When we arrive, the 4-year-old plops himself on the lounge chair in our deck overlooking the Bay, puts his hand behind his head, and exclaims, “What a view! I’m going to sit here allll day.”
“Man-to-man coverage,” my guy suggests. He takes the puzzle tot, I take the “unmovable boy” who now has found the bookcase in the hallway and asks, to my delight, “Read this one, Pammy!”
Six books later, the 4-year-old insists he wants to read all day.
“No! I want Llama Llama Time to Share again!”
In the meantime, Henry the dog has a puzzle piece in his ear, and the man-to-man defense is weakening.
We squeeze in a 15-minute trip to the pool and a few bites of peanut butter and jelly, but it’s close to nap time, when we promised the munchkins’ parents we’d bring them home.
The 4-year-old begs, “can’t we stay and reeeeeaaaaaaaadddddddddd?”
The 3-year-old insists: “I want my mommy!”
So we hustle to the car and begin the ride back.
Five minutes into the drive a sound as loud as 20 chalk pieces screeching on a board emits from the back seat. My guy and I jump so high our heads hit the car roof.
“What’s the matter?” I ask, turning around to check on the distressed 3-year-old.
“I WANT MY NAAAPPPPP!” he screams.
Huh. I thought parents begged children to nap, not the other way around.
The 4-year-old consoles his brother: “It’s okay, you can nap in the car.”
“NOOO!” his younger brother retorts. “I need my MOMMY, then I can NAP!”
A tense ride ensues, with a strangled sound coming from the 3-year-old’s side every so often: “Naaaaaappppppp!!!”

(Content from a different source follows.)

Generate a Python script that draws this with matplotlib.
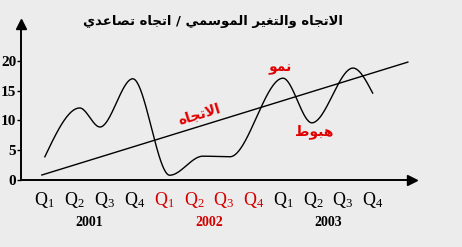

In a record 39.5 minutes, we deliver our charming grandchildren to their relieved parents.
“You’re late!” our son exclaims.
As I unbuckle the blonde-haired, sweet-as a-snowball 3-year-old from his seat, he strokes my face lightly.
“Pammy?” he says softly.
“I love you.”
Ah, I’m a good grandmother, I sigh to myself, until the little one continues: “But I’m not coming to your house ever again.”
Defeated, I give him a light kiss with a chuckle and hand him off to his mother for a long afternoon’s nap.
On the way home, my guy drives over the speed limit. I gaze at him quizzically.
“I need my nap, NOW,” he exclaims.
Which only proves that little boys never truly grow up.